Ich gehe in das kleine, niedliche Haus hinein (acc) — I’m going into the small, cute house.
Ich bin im kleinen, niedlichen Haus (dat) — I’m inside the small, cute house.

Notice here that we’re using declension pattern #1, including with adjectives (the examples up until this point have also been declension pattern #1, but only with determiners).

Notice also the common contraction of in + dem [masc. & neut. dat.] = im.

neben

Ich parke ungern neben große Einkaufszentren (acc) — I don’t like parking (lit, ‘park ungladly’) next to big shopping centers.
Neben wenigen großen Einkaufszentren findet man keinen Parkplatz (dat) — One rarely finds no parking lot next to a shopping center (lit., ‘Next to few shopping centers finds one no parking lot’)

In the 1st [acc] example, notice that we’re using declension pattern #3 — there is an adjective present without a preceding determiner.

entlang

Wir gehen ein Stückchen dieser Straße entlang (acc) — We’ll walk down this street a stretch.
Viele wütende Demonstranten protestieren entlang der Straße (dat) — Many angry demonstrators are protesting down the side of the street.

Notice in the 1st example that we’re using declension pattern #2 with an ein-word determiner in the neuter accusative. Note, too, that in the accusative, the preposition entlang follows the noun! Finally, as a side-point, notice that ein Stückchen dieser Straße involves the genitive case!

In the 2nd example [dat], we’re using declension pattern #4 — the ‘rulebreaker plural determinerand the adjective both take the strong declension for the plural accusative! Notice that when entlang is used in the dative, it precedes the noun as per usual.

über

Ich hänge den Spiegel über das Bett (acc) — I’m hanging the mirror above the bed.
Der Spiegel hängt über dem Bett (dat) — The mirror is hanging above the bed.

This is obviously very similar to the very first examples with the preposition an!

unter

Das Kind kroch unter das Bett (acc) — The child crawled under the bed.
Das Kind versteckt sich unter dem Bett (dat) — The child is hiding under the bed.

First we see the process of changing location from point A (not under the bed) to point B (under the bed). Then, the dative case example indicates the static location / position of the child.

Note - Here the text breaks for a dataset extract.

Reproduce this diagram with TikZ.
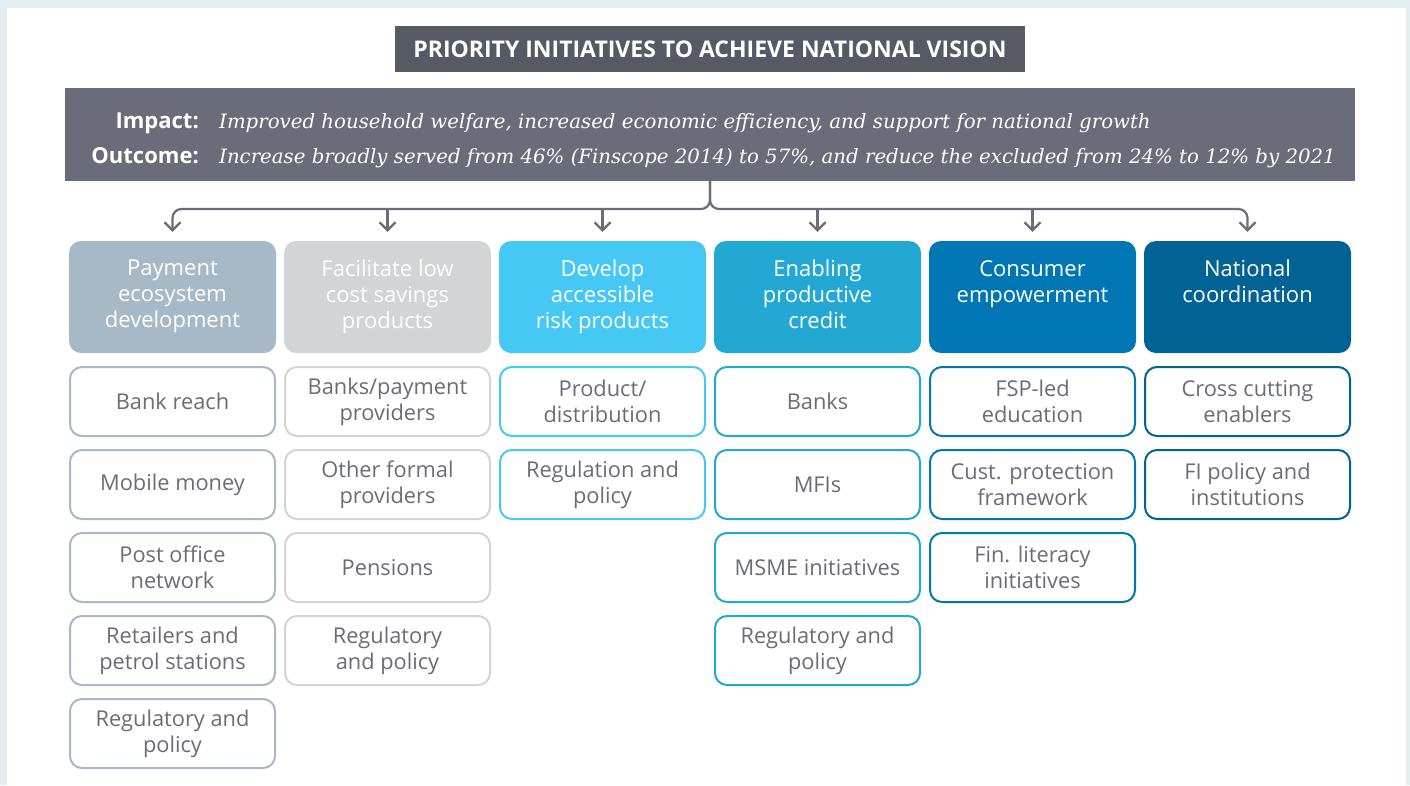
\documentclass[tikz,border=0pt]{standalone}
\usepackage{fontspec}
\setmainfont{Open Sans}
\newfontfamily\notefont{DejaVu Serif}
\usetikzlibrary{arrows.meta}
\definecolor{frame}{HTML}{E3EDEF}
\definecolor{slate}{HTML}{575A64}
\definecolor{steel}{HTML}{6B6C79}
\definecolor{payment}{HTML}{A7B8C7}
\definecolor{savings}{HTML}{D3D4D6}
\definecolor{risk}{HTML}{45C8F4}
\definecolor{credit}{HTML}{23A8D3}
\definecolor{consumer}{HTML}{0077B4}
\definecolor{national}{HTML}{006393}
\tikzset{
  banner/.style={fill=slate, text=white, minimum width=630pt, minimum height=46pt, inner sep=0pt, font=\fontsize{23}{27}\selectfont\bfseries},
  goal/.style={fill=steel, minimum width=1290pt, minimum height=93pt, inner sep=0pt},
  key/.style={inner sep=0pt, anchor=base east, text=white, font=\fontsize{22}{26}\selectfont\bfseries},
  aim/.style={inner sep=0pt, anchor=base west, text=white, font=\notefont\itshape\fontsize{19.75}{24}\selectfont},
  pillar/.style={fill=#1, rounded corners=12pt, minimum width=207pt, minimum height=112pt, inner sep=0pt},
  pillartext/.style={anchor=north, text=white, align=center, inner sep=0pt, font=\fontsize{22}{26}\selectfont},
  item/.style={draw=#1, line width=2pt, fill=white, rounded corners=12pt, minimum width=205pt, minimum height=69pt, inner sep=0pt, align=center, text=steel, font=\fontsize{21.8}{26}\selectfont},
  link/.style={draw=steel, line width=2.2pt, -{Straight Barb[length=8pt,width=16pt]}, shorten >=9pt},
}
\begin{document}
\begin{tikzpicture}[x=1pt, y=-1pt]
  \useasboundingbox (0,0) rectangle (1410,785);
  \fill[frame] (0,0) rectangle (1410,785);
  \fill[white] (7,8) rectangle (1406,785);

  \node[banner] (banner) at (710,49) {PRIORITY INITIATIVES TO ACHIEVE NATIONAL VISION};
  \node[goal] (goal) at (710,134.5) {};
  \node[key] (impact) at (199,128) {Impact:};
  \node[key] (outcome) at (199,163) {Outcome:};
  \node[aim] (impacttext) at (219,128) {Improved household welfare, increased economic efficiency, and support for national growth};
  \node[aim] (outcometext) at (219,163) {Increase broadly served from 46\% (Finscope 2014) to 57\%, and reduce the excluded from 24\% to 12\% by 2021};

  % pillar heads, one per column
  \foreach \i/\c/\head in {1/payment/{Payment\\ecosystem\\development}, 2/savings/{Facilitate low\\cost savings\\products},
      3/risk/{Develop\\accessible\\risk products}, 4/credit/{Enabling\\productive\\credit},
      5/consumer/{Consumer\\empowerment}, 6/national/{National\\coordination}} {
    \node[pillar=\c] (p\i) at ({172.5+215*(\i-1)},297) {};
    \node[pillartext] (p\i-title) at ({172.5+215*(\i-1)},260) {\head};
  }

  % initiatives under each pillar
  \foreach \t [count=\k] in {Bank reach, Mobile money, {Post office\\network}, {Retailers and\\petrol stations}, {Regulatory and\\policy}}
    \node[item=payment] (p1-\k) at (172.5,{401.5+83*(\k-1)}) {\t};
  \foreach \t [count=\k] in {{Banks/payment\\providers}, {Other formal\\providers}, Pensions, {Regulatory\\and policy}}
    \node[item=savings] (p2-\k) at (387.5,{401.5+83*(\k-1)}) {\t};
  \foreach \t [count=\k] in {{Product/\\distribution}, {Regulation and\\policy}}
    \node[item=risk] (p3-\k) at (602.5,{401.5+83*(\k-1)}) {\t};
  \foreach \t [count=\k] in {Banks, MFIs, MSME initiatives, {Regulatory and\\policy}}
    \node[item=credit] (p4-\k) at (817.5,{401.5+83*(\k-1)}) {\t};
  \foreach \t [count=\k] in {{FSP-led\\education}, {Cust. protection\\framework}, {Fin. literacy\\initiatives}}
    \node[item=consumer] (p5-\k) at (1032.5,{401.5+83*(\k-1)}) {\t};
  \foreach \t [count=\k] in {{Cross cutting\\enablers}, {FI policy and\\institutions}}
    \node[item=national] (p6-\k) at (1247.5,{401.5+83*(\k-1)}) {\t};

  % bus from the goal box down to the pillars
  \coordinate (bus) at (710,209);
  \draw[link, rounded corners=9pt] (goal.south) |- (p1.north |- bus) -- (p1.north);
  \draw[link, rounded corners=9pt] (goal.south) |- (p6.north |- bus) -- (p6.north);
  \foreach \i in {2,...,5}
    \draw[link] (p\i.north |- bus) -- (p\i.north);
\end{tikzpicture}
\end{document}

NOTE the use of the verb verstecken as optionally reflexive! Das Kind versteckt sich (the child hides himself). Basically any transitive verb may be optionally reflexive.

vor

Ich gehe vor das Haus und warte da auf dich (acc) — I’ll go in front of the house and wait for you there.
Ich warte auf dich vor dem Haus! (dat) — I’ll be waiting for you in front of the house!

Hopefully you’re feeling really solid now on the differences between when to use the accusative or dative with a two-way preposition! Do you see the location change vs. the static location?

zwischen

Wir fahren zwischen zwei kleine Bergen (acc) — We’re driving between two small mountains.
Das Dorf liegt zwischen zwei kleinen Bergen (dat) — The village is located between two small mountains.

I’m going to assume at this point that you get what’s going on here. ^^
To really see the accusative & dative contrasts, though, check out this alteration:

Wir fahren in den Tal zwischen den kleinen Bergen
(We’re driving into the valley between two small mountains.)

Do you see how in den Tal is the accusative (with the two-way preposition in) because that’s the location that’s being driving into (from point A outside of the valley to point B inside of it)?

Do you also see how zwischen den kleinen Bergen is in the dative because the valley’s location is static relative to the 2 small mountains? Cool, huh? 😀

Summary

The 10 German two-way prepositions are obviously used a lot.

When using a two-way preposition, you have to put the noun (<– that’s in the prepositional phrase) into either the accusative OR dative case dependent on if the location is static (dative) OR if there’s a change of position (accusative).

Successfully putting the noun into the right case is a matter of putting the correct declensions (strong or weak) onto the correct words (determiners or adjectives) so as to reflect the gender [masc., fem., neut., or plur.] & case of the noun!

Main Takeaways

  1. Prepositions introduce prepositional phrases, which always include a noun(s). 
  2. Two-way prepositions require nouns either in the accusative case or in the dative case.
  3. There are 10 two-way prepositions: an, auf, hinter, in, neben, entlang, über, unter, vor, zwischen. NOTE: these are easy to remember as distinct from exclusively accusative or exclusively dative prepositions because they are all the prepositions that can be used to indicate a noun’s location.
  4. The accusative case is used when the prepositional phrase is being used to indicate a change of position (from point A to point B) for the sentence’s subject relative to the noun in the prepositional phrase.
  5. The dative case is used to indicate the static position of the sentence’s subject relative to the noun in the prepositional phrase.
  6. To correctly indicate which case you’re using in the prepositional phrase with a two-way preposition, you have to use declensions.
  7. Declensions are single letters (-m, -r, -n, -s, -e) that indicate the gender & case of nouns.
  8. The two types of declensions (strong & weak) get put on the tailends of determiners & adjectives (<– words that come in front of nouns) according to 1 of 4 different declension patterns.
  9. Prepositions do NOT have tidy 1-to-1 English-German translations and must be learned within authentic spoken/written German context.